Friday, June 03, 2011

Community Auditions

We've always loved the word "foreigner," with its connotation of exotic otherness leavened with a hint of cluelessness, but even after half a decade, it still surprises us a little whenever the world is applied to us. Yet every year there's a "Festival of the Foreign Community" in Querétaro, which kicks off with a parade of doughy-looking white people through the center of town (notwithstanding the fact that the vast majority of the city's foreigners are Central and South Americans, which we suppose is why we're always astonished to hear that the foreign "community" numbers more than 9,000, since, honestly, it's hard for a gringo to tell Colombians, Panamanians, and Mexicans apart).

This years Festival has apparently been underway for most of the week, though no one thought to invite the city's only foreign-run news organization. Highlights from this year's parade include the Croatian contingent proudly waving the Ustaše colors in honor of Latin America's long tradition of harboring Nazi collaborators [Ed. Note: LOL!]...

InQro.com photo

...and Spain's homage to National Lampoon's Animal House's Deathmobile.

InQro.com photo

The United States has a history of phoning it in, despite being the city's largest source of non-Latino foreigners. And this year, judging from the program of events, has continued that tradition. Our contribution appears to have been screening Robert Altman's 40-year-old movie, M*A*S*H, and Gus Van Sant's Elephant (two movies about Americans with guns); a concert by the Dr. Blues Band (who look kinda Mexican to us); and a dance performance by a group from a country called Hawaii. USA! USA!

However, this display of All-American Half-assedness could redeem itself tonight and tomorrow, as a troop of troupers from sister-city Holland, MI, present a musical called Showtime!, which could be this century's Red, White and Blaine. We will report on this as aggressively as we can from 2800 miles away. If any of our local stringers happen to be at Parque Bicentenario tonight at 8pm or tomorrow afternoon at 1:30, we'll be happy to hear from you.

Update: Man, even Showtime! turns out to be something warmed-over from five years ago.

5 comments:

Dave said...

Spain's entry is, uh, impressive. I like the black cover peeled down to allow the driver to actually see out, except, of course being blocked by the gigantic bull head.

Couldn't the U.S. at least come up with an Arizona style gun show? Cotton candy? We do have a lot of culture to share.

Dave said...

And what a fine time for our best representative to be out of country...

Anonymous said...

I heard that the coded message embedded in the faces on the masthead, (online) of this year's program says "Ich bin ein quereterense."

Mexfiles said...

I can't let this one pass:
Croatian contingent proudly waving the Ustaše colors in honor of Latin America's long tradition of harboring Nazi collaborators...

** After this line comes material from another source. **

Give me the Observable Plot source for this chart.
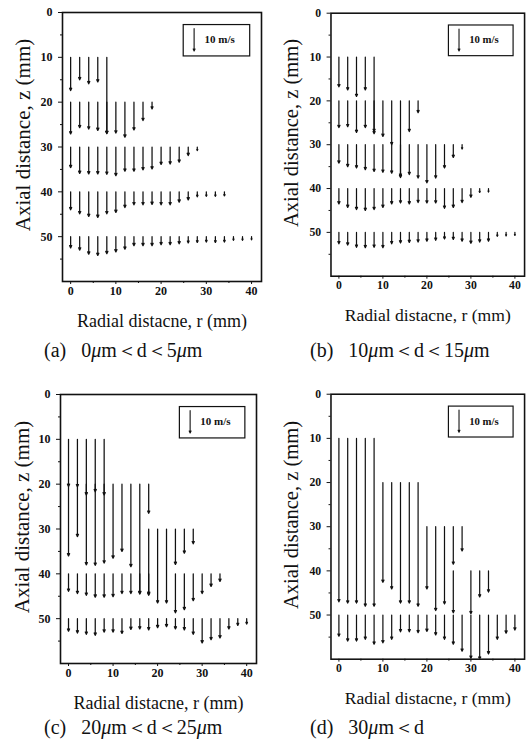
<!DOCTYPE html>
<html>
<head>
<meta charset="utf-8">
<script src="https://cdn.jsdelivr.net/npm/d3@7"></script>
<script src="https://cdn.jsdelivr.net/npm/@observablehq/plot@0.6"></script>
<style>
  html, body { margin: 0; padding: 0; background: #fff; overflow: hidden; }
  #fig { position: relative; width: 528px; height: 749px; overflow: hidden; }
  .panel { position: absolute; }
  .panel svg { display: block; overflow: visible; }
  .cap {
    position: absolute; white-space: nowrap; line-height: 22px;
    font-family: "Liberation Serif", "Times New Roman", serif; font-size: 20px; color: #111;
  }
  .cap i { font-style: italic; }
</style>
</head>
<body>
<div id="fig"></div>
<script>
// Measurement grid: radial stations (mm) and starting axial stations (mm)
const radii = [0, 2, 4, 6, 8, 10, 12, 14, 16, 18, 20, 22, 24, 26, 28, 30, 32, 34, 36, 38, 40];
const rowZ = [10, 20, 30, 40, 50];

// Axial droplet velocity (m/s) per row, indexed by radial station; null = no vector
const velA = [
  [14.8, 10, 11.8, 11, 34],
  [14.2, 11.4, 12, 12.6, 14, 13.8, 15.6, 12.4, 8.2, 3],
  [9.2, 11.8, 12, 12, 12.2, 12.8, 10.8, 10.8, 10.2, 9.8, 7.8, 7.6, 6.8, 3.8, 1.6],
  [8, 9.8, 11, 11.4, 9.8, 9.2, 7, 5.8, 5.8, 5.6, 5.8, 5.8, 4.6, 3.6, 2.2, 2, 2, 1.8],
  [5, 6, 7.8, 8.4, 7.6, 6.8, 5.6, 4, 4, 4, 3.6, 3.6, 3.2, 2.8, 2.6, 2.4, 2.6, 2.4, 1.6, 1.6, 1.4]
];
const velB = [
  [13.6, 15, 18, 15, 34],
  [12.2, 11.8, 14.4, 12.2, 15, 16.2, 20, 35, 14, 5.4],
  [8.4, 10, 10.6, 11.4, 12.2, 12.6, 13, 14.4, 13.6, 15.2, 17.4, 15.2, 10.6, 5.8, 2],
  [7, 8.6, 9.6, 10, 9.6, 8.6, 7, 6.6, 7, 6.4, 6.6, 6.6, 9, 8.6, 6.4, 4, 1.8, 1.6],
  [5.2, 5.8, 6.8, 7, 6.8, 7, 5.2, 4.8, 4.6, 4.4, 4, 3.6, 3, 3.2, 4, 5, 4.4, 4, 1.8, 1.6, 1.4]
];
const velC = [
  [21, 21.2, 24.8, 23.4, 24.8],
  [32, 23.4, 36, 36.2, 35.2, 33, 30, 36.8, 49, 13],
  [null, null, null, null, null, null, null, null, null, 29.2, 33, 33, 15.8, 10.8, 6.6],
  [7.8, 8.8, 9.6, 10.4, 10.4, 10.2, 8.8, 8.8, 8.8, 9.6, null, null, 17.4, 16, 12, 8.8, 5.6, 3.4],
  [5.6, 6.4, 7, 7.4, 6, 6, 6.6, 4.8, 4.6, 5, 4, 3.6, 4.6, 5, 7, 10.8, 9.4, 8.6, 4.6, 3, 2.4]
];
const velD = [
  [74, 74.6, 74.6, 76, 76],
  [null, null, null, null, null, 45.2, 48.2, 54.6, 54.6, 56],
  [null, null, null, null, null, null, null, null, null, null, 28.2, 38, 35, 17, 11],
  [null, null, null, null, null, null, null, null, null, null, null, null, null, 19, null, 19.4, 11.8, 9.6],
  [9.6, 11.8, 11.8, 11, 13.2, 12.6, 11, 7.6, 7.6, 8, 7.4, 9, 11, 13.2, 16.4, 19.6, 20, 17.6, 11, 8.2, 6.8]
];

// Size classes shown in each panel
const captions = [
  "(a)&ensp; 0<i>μ</i>m＜d＜5<i>μ</i>m",
  "(b)&ensp; 10<i>μ</i>m＜d＜15<i>μ</i>m",
  "(c)&ensp; 20<i>μ</i>m＜d＜25<i>μ</i>m",
  "(d)&ensp; 30<i>μ</i>m＜d"
];

const xTicks = [0, 10, 20, 30, 40];
const xMinor = [5, 15, 25, 35];
const yTicks = [0, 10, 20, 30, 40, 50];
const yMinor = [5, 15, 25, 35, 45, 55];

// Reference vector and vector scale: 10 m/s is drawn as 5 mm of axial distance
const legendSpeed = 10;
const mmPerMs = 0.5;

function vectors(rows) {
  const out = [];
  rows.forEach((vals, i) => vals.forEach((v, j) => {
    if (v != null) out.push({r: radii[j], z: rowZ[i], v});
  }));
  return out;
}

function panel(rows, layout) {
  const ink = "#111";
  const legendBox = {x1: 25, x2: 39.7, y1: 2.8, y2: 9.8};
  const legendArrowR = 27.3, legendTopZ = 3.6;
  return Plot.plot({
    width: layout.width,
    height: layout.height,
    marginLeft: layout.ml,
    marginRight: layout.mr,
    marginTop: layout.mt,
    marginBottom: layout.mb,
    style: {fontFamily: "'Liberation Serif', 'Times New Roman', serif", fontSize: "12px", background: "transparent", color: ink},
    x: {domain: [-1.8, 42.2]},
    y: {domain: [0, 60], reverse: true},
    marks: [
      Plot.arrow(vectors(rows), {
        x: "r", y1: "z", y2: d => d.z + d.v * mmPerMs,
        stroke: ink, strokeWidth: 1.25, headLength: 3, headAngle: 50, clip: true
      }),
      Plot.rect([legendBox], {x1: "x1", x2: "x2", y1: "y1", y2: "y2", fill: "white", stroke: ink, strokeWidth: 1.2}),
      Plot.arrow([legendSpeed], {
        x: () => legendArrowR, y1: () => legendTopZ, y2: d => legendTopZ + d * mmPerMs,
        stroke: ink, strokeWidth: 1.1, headLength: 3, headAngle: 50
      }),
      Plot.text([legendSpeed], {
        x: () => legendArrowR + 2.3, y: () => legendTopZ + legendSpeed * mmPerMs / 2,
        text: d => `${d} m/s`, textAnchor: "start", fontWeight: "bold", fontSize: 11, fill: ink
      }),
      Plot.frame({stroke: ink, strokeWidth: 1.6}),
      Plot.axisX({ticks: xTicks, tickSize: 3, tickPadding: 2, label: null, fontWeight: "bold", fontSize: 12}),
      Plot.axisX({ticks: xMinor, tickSize: 2, text: null, label: null}),
      Plot.axisY({ticks: yTicks, tickSize: 4, tickPadding: 6, label: null, fontWeight: "bold", fontSize: 12}),
      Plot.axisY({ticks: yMinor, tickSize: 2, text: null, label: null}),
      Plot.text(["Axial distance, z (mm)"], {
        frameAnchor: "left", rotate: -90, textAnchor: "middle", lineAnchor: "middle",
        dx: layout.ylabelDx, dy: -12, fontSize: 21, fill: ink
      }),
      Plot.text(["Radial distacne, r (mm)"], {
        frameAnchor: "bottom", textAnchor: "middle", lineAnchor: "middle",
        dy: 40, fontSize: 18, fill: ink
      })
    ]
  });
}

const fig = document.getElementById("fig");
const layouts = [
  {rows: velA, left: 0,   top: 0,   width: 264, height: 335, ml: 62, mr: 3, mt: 12, mb: 54, ylabelDx: -39, capLeft: 44,  capTop: 339},
  {rows: velB, left: 264, top: 0,   width: 270, height: 335, ml: 68, mr: 4, mt: 13, mb: 53, ylabelDx: -40, capLeft: 310, capTop: 339},
  {rows: velC, left: 0,   top: 382, width: 264, height: 335, ml: 60, mr: 8, mt: 12, mb: 54, ylabelDx: -38, capLeft: 44,  capTop: 716},
  {rows: velD, left: 264, top: 382, width: 270, height: 335, ml: 68, mr: 4, mt: 12, mb: 52, ylabelDx: -40, capLeft: 310, capTop: 716}
];

layouts.forEach((l, i) => {
  const holder = document.createElement("div");
  holder.className = "panel";
  holder.style.left = l.left + "px";
  holder.style.top = l.top + "px";
  holder.appendChild(panel(l.rows, l));
  fig.appendChild(holder);

  const cap = document.createElement("div");
  cap.className = "cap";
  cap.style.left = l.capLeft + "px";
  cap.style.top = l.capTop + "px";
  cap.innerHTML = captions[i];
  fig.appendChild(cap);
});
</script>
</body>
</html>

SOME Latin American countries did harbor nazi collaborators, but Mexico did not. There was (and is) some Nazi support in Latin America (even in Mexico), but it isn't politically signficant here, and mostly (as in the rest of Latin America) reflects anti-Anglo-American attitudes.

The country's foreign policy was defined as "anti-fascist" and was so long before the United States or Great Britain did so. As it was, Mexico (which was one of the Allied nations), sheltered more Jewish refugees from the Nazis than any of the other allied nations, and more than the United States and Great Britain combined.

While there were Falangists in Mexico and a few Nazi collaborators (notably Jose Vasconcellos), the only known Nazi collaborators I can think of who were admitted to Mexico were people like Werner von Braun who was only in Mexico for a couple of days to give cover to U.S. immigration rules against admitting known Nazis. The other that comes to mind was Hilde Kruger, the German agent (who may have been actually working for the British), who was allowed to remain after Gestapo spy rings were rolled up (with her assistance?) in 1942, shortly before Mexico declared war on Germany, Japan and Italy in May of that year.

You do know that Mexico STILL has an anti-fascist immigration rule on the books (where anyone persecuted by fascist regimes can receive automatic political refugee status) used as late as 2003 to permit Iraqi "illegal immigrants" to stay in the country, the Ba'athist Party of Saddam Hussein fitting the definition of Fascistm and still technically the government of what was by then an occupied nation)?

And, while the colors of the Ustase may be the same as those of the Croatian Flag (shown in your photo), that's like saying people flying the Mexican flag are supporters of the PRI.

It's no wonder the U.S. contingent is ignored in these events... dissing the country where they live (and their fellow foreigners) ain't the way to show "respect among nations, as among neighbors".

Burro Hall said...

Um, thanks. It was kind of a shout-out to my Serbian-American drinking buddy here in New York. I've added a parenthetical "LOL!" lest anyone else be confused.